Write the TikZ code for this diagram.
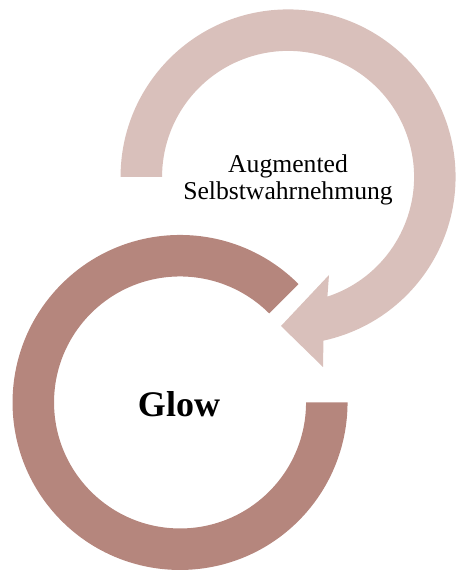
\documentclass[tikz,border=0pt]{standalone}
\usepackage{fontspec}
\setmainfont{Liberation Serif}
\usetikzlibrary{calc}
\definecolor{cpink}{HTML}{D9C0BB}
\definecolor{crose}{HTML}{B5867D}
\tikzset{
  band/.style={fill=#1, draw=none},
  band/.default=crose,
  txt/.style={font=\fontsize{14.6}{15.2}\selectfont, align=center, inner sep=0pt},
  bigtxt/.style={font=\fontsize{20.5}{24}\selectfont\bfseries, inner sep=0pt},
}

\begin{document}
\begin{tikzpicture}[scale=0.02]
  \useasboundingbox (0,0) rectangle (455,570);
  \coordinate (uc) at (288,393);
  \coordinate (lc) at (180,167.5);
  % lower ring, open at the upper right
  \fill[band=crose] ($(lc)+(45:167.5)$) arc[start angle=45, end angle=360, radius=167.5]
    -- ($(lc)+(0:126)$) arc[start angle=360, end angle=45, radius=126] -- cycle;
  % upper circular arrow
  \fill[band=cpink] ($(uc)+(180:167.5)$) arc[start angle=180, end angle=-77.8, radius=167.5]
    -- (323,203) -- (281,244) -- (329,295)
    -- ($(uc)+(-71.8:126)$) arc[start angle=-71.8, end angle=180, radius=126] -- cycle;
  \node[txt] (aug) at (288,390) {Augmented\\Selbstwahrnehmung};
  \node[bigtxt] (glow) at (179,166) {Glow};
\end{tikzpicture}
\end{document}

++++++

# Task objective
Set the data above down again exactly as given, with no pictures.

# Finished exercise
Write the TikZ code for this diagram.
\documentclass[tikz,border=0pt]{standalone}
\usepackage{fontspec}
\setmainfont{Liberation Serif}
\usetikzlibrary{calc}
\definecolor{cpink}{HTML}{D9C0BB}
\definecolor{crose}{HTML}{B5867D}
\tikzset{
  band/.style={fill=#1, draw=none},
  band/.default=crose,
  txt/.style={font=\fontsize{14.6}{15.2}\selectfont, align=center, inner sep=0pt},
  bigtxt/.style={font=\fontsize{20.5}{24}\selectfont\bfseries, inner sep=0pt},
}

\begin{document}
\begin{tikzpicture}[scale=0.02]
  \useasboundingbox (0,0) rectangle (455,570);
  \coordinate (uc) at (288,393);
  \coordinate (lc) at (180,167.5);
  % lower ring, open at the upper right
  \fill[band=crose] ($(lc)+(45:167.5)$) arc[start angle=45, end angle=360, radius=167.5]
    -- ($(lc)+(0:126)$) arc[start angle=360, end angle=45, radius=126] -- cycle;
  % upper circular arrow
  \fill[band=cpink] ($(uc)+(180:167.5)$) arc[start angle=180, end angle=-77.8, radius=167.5]
    -- (323,203) -- (281,244) -- (329,295)
    -- ($(uc)+(-71.8:126)$) arc[start angle=-71.8, end angle=180, radius=126] -- cycle;
  \node[txt] (aug) at (288,390) {Augmented\\Selbstwahrnehmung};
  \node[bigtxt] (glow) at (179,166) {Glow};
\end{tikzpicture}
\end{document}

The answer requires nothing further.